Report how many lines in the records hold the string "Write"; give the number and nothing else.

* Start DATA RECORDS *

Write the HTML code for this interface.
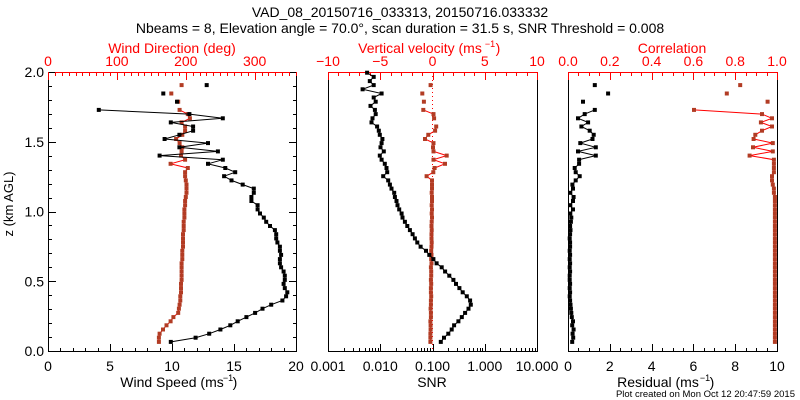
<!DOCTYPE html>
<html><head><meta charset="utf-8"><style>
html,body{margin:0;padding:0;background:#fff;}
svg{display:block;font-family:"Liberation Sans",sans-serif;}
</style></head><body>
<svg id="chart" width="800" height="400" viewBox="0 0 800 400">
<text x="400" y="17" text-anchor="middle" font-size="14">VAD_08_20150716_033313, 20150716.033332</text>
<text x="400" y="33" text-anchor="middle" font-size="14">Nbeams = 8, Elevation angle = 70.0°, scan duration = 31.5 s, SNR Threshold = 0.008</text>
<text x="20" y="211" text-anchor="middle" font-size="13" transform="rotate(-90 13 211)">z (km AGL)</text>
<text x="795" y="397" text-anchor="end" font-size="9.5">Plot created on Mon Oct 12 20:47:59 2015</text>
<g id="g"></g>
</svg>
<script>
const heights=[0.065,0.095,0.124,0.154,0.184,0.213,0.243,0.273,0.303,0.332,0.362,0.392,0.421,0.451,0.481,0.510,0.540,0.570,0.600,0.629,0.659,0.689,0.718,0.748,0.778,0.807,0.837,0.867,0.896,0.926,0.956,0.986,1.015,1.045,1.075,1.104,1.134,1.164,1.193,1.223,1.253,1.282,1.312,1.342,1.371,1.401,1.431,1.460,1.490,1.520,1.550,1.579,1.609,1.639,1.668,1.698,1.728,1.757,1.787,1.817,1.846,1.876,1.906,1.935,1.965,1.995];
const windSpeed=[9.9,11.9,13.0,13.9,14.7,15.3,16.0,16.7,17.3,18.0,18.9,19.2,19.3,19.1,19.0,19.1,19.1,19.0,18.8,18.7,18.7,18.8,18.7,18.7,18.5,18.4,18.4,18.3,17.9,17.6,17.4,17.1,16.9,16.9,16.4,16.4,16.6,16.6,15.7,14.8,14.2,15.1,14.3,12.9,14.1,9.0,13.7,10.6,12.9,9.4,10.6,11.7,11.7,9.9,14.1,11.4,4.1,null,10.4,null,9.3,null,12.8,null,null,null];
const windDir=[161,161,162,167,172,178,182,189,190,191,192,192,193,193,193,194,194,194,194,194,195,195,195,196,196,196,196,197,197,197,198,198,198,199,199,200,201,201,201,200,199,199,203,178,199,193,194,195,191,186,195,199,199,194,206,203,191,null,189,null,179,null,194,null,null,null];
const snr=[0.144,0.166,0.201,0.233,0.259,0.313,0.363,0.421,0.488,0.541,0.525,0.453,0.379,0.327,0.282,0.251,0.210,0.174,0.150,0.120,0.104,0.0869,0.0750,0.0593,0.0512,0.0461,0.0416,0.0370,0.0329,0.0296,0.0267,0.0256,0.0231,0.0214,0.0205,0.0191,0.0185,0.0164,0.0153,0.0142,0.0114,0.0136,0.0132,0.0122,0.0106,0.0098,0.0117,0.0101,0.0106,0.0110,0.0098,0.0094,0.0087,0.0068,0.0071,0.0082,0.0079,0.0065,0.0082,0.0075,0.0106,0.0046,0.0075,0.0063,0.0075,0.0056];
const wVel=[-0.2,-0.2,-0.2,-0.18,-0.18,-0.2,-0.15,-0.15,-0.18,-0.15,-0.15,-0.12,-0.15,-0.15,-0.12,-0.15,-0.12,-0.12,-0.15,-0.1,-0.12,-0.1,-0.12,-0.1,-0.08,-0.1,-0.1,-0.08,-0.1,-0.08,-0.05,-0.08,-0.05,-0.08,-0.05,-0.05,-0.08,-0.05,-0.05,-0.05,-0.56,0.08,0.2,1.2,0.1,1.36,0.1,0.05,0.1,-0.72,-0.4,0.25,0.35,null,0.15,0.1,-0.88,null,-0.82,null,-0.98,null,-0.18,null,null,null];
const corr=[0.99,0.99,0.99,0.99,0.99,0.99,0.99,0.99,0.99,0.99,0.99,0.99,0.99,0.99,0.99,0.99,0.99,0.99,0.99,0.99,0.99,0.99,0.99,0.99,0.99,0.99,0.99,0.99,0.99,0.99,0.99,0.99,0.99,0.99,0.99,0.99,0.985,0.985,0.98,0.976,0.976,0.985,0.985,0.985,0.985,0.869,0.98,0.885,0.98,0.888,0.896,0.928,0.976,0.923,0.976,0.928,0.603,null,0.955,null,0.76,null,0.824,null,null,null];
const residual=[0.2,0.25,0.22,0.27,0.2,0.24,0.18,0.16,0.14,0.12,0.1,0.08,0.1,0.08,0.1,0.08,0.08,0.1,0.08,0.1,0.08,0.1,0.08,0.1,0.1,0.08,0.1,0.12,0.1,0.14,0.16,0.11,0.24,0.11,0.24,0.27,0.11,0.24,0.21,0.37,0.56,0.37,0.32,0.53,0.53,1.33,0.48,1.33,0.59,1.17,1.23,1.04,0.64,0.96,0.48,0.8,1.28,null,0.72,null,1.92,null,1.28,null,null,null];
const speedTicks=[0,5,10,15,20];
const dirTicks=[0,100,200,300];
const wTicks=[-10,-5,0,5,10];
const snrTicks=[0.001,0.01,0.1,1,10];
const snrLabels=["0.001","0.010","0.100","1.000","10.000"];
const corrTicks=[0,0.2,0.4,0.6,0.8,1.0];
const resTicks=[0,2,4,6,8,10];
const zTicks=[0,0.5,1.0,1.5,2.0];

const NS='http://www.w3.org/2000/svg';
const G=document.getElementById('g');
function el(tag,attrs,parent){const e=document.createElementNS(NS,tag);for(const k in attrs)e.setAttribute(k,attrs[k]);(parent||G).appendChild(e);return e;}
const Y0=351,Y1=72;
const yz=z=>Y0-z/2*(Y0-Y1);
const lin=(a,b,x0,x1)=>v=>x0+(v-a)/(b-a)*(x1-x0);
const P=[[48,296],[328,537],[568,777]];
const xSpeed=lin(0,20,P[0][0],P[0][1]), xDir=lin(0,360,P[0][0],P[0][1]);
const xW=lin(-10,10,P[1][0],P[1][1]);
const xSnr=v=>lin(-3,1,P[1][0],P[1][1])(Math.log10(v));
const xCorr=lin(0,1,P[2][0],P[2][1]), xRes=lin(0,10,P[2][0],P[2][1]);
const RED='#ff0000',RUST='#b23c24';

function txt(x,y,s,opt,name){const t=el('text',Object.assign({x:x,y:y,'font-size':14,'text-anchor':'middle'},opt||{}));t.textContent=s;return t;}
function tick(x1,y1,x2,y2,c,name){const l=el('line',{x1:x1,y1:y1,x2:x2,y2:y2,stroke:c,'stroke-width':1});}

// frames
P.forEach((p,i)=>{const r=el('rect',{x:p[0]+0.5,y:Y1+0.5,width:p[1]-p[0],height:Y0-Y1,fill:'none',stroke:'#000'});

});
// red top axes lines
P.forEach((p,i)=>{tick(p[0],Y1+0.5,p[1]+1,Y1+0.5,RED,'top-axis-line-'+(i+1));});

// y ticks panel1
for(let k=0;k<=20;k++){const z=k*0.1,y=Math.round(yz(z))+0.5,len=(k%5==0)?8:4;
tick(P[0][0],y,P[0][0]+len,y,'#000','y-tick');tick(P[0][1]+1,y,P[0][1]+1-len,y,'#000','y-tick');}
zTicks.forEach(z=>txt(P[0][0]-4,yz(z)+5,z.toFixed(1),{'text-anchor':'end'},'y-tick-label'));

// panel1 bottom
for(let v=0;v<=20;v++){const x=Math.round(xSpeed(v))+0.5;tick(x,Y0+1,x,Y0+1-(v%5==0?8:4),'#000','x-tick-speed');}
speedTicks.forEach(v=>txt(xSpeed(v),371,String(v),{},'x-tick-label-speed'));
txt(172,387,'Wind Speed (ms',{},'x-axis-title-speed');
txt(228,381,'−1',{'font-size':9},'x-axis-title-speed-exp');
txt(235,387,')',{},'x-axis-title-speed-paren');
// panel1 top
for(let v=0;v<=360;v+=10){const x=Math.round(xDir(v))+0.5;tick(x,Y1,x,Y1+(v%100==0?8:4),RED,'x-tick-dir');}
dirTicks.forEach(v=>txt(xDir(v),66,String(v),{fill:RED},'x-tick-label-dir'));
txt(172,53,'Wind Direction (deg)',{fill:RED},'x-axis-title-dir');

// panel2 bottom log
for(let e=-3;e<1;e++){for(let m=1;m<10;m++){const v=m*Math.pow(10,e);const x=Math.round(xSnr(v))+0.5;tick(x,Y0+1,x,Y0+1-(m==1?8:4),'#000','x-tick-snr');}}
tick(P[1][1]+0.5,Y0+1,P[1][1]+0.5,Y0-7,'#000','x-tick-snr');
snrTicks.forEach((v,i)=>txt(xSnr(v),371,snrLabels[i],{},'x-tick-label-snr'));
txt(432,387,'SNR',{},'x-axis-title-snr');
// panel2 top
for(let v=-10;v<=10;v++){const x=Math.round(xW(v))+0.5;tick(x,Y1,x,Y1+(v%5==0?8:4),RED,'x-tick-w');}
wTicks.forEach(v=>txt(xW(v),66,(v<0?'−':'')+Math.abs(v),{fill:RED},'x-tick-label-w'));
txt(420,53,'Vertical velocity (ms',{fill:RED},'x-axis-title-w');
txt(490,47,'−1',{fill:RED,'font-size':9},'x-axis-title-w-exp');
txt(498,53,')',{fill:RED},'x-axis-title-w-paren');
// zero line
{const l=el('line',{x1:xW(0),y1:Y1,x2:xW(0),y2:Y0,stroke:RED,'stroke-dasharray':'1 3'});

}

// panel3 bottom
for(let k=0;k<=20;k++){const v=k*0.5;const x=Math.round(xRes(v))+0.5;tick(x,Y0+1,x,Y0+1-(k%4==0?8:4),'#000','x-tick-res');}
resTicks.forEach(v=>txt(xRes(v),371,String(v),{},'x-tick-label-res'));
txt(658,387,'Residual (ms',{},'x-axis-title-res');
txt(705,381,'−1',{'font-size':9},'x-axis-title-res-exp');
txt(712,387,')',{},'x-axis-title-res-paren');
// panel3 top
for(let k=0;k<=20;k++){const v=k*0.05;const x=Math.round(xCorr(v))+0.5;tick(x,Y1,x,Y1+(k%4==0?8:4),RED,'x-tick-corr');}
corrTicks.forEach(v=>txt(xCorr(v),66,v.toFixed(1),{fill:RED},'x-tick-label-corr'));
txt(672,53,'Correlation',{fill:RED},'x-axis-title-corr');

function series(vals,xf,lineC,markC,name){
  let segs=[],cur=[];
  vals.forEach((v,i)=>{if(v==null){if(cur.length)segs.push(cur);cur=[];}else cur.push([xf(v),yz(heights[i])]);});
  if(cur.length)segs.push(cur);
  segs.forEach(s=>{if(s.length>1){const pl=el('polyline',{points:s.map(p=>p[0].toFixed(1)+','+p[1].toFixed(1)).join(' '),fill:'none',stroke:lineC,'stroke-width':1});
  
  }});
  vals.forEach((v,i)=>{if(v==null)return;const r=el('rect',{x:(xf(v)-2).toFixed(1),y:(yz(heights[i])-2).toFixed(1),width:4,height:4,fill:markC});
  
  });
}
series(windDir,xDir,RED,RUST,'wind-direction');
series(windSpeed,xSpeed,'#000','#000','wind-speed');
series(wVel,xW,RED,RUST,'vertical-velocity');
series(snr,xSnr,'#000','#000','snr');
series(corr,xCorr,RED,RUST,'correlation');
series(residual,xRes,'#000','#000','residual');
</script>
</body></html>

* End DATA RECORDS *
* Start DATA RECORDS *

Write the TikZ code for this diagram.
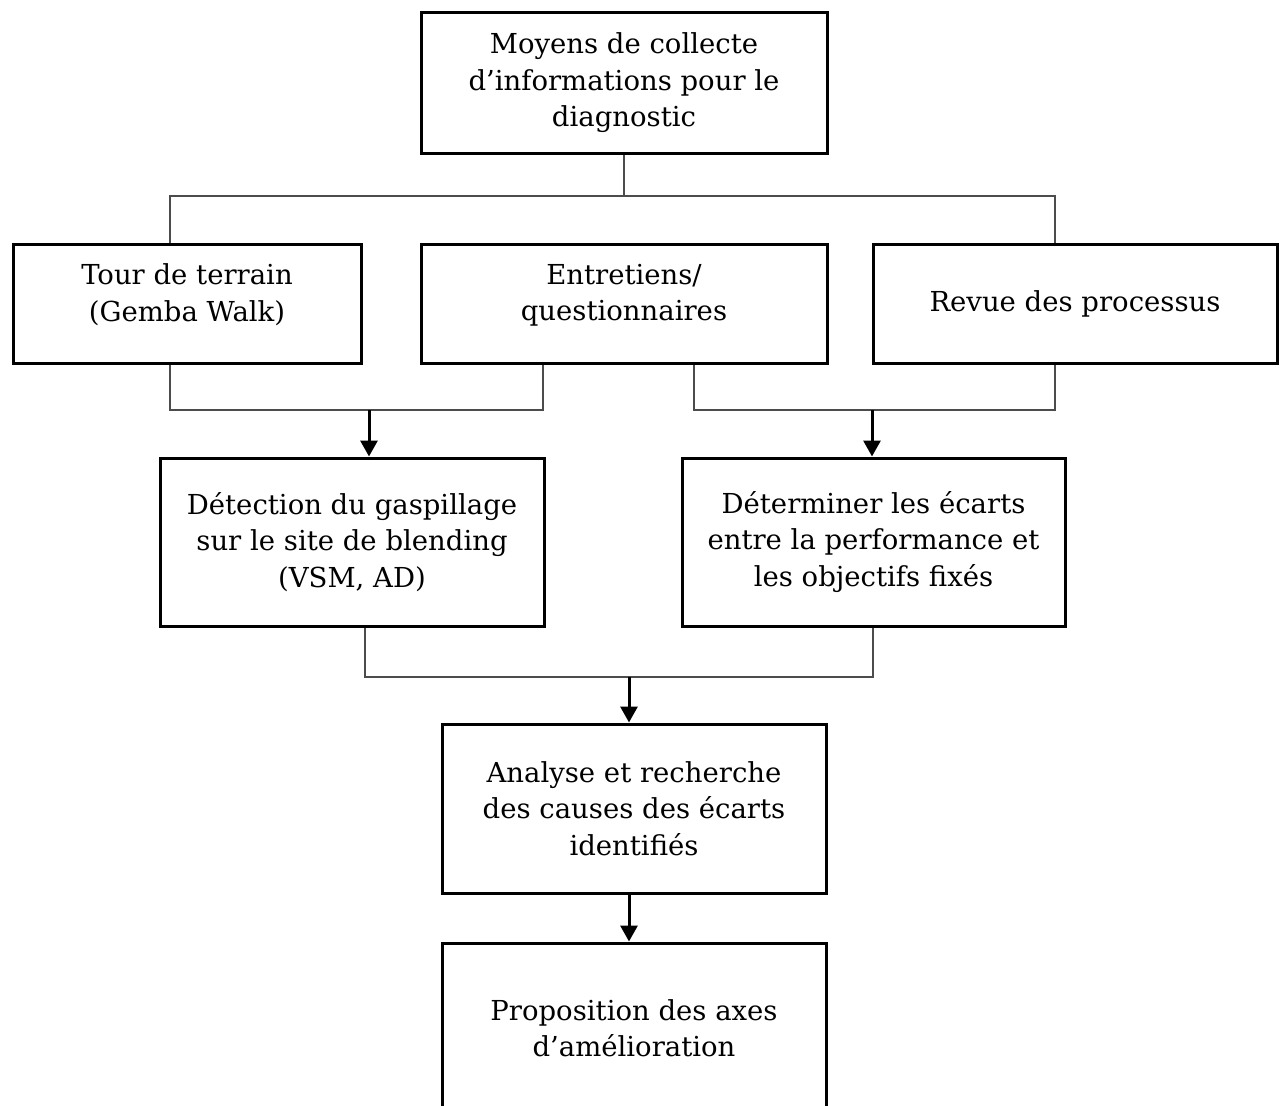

* End DATA RECORDS *

__COMPLETED EXERCISE__.
2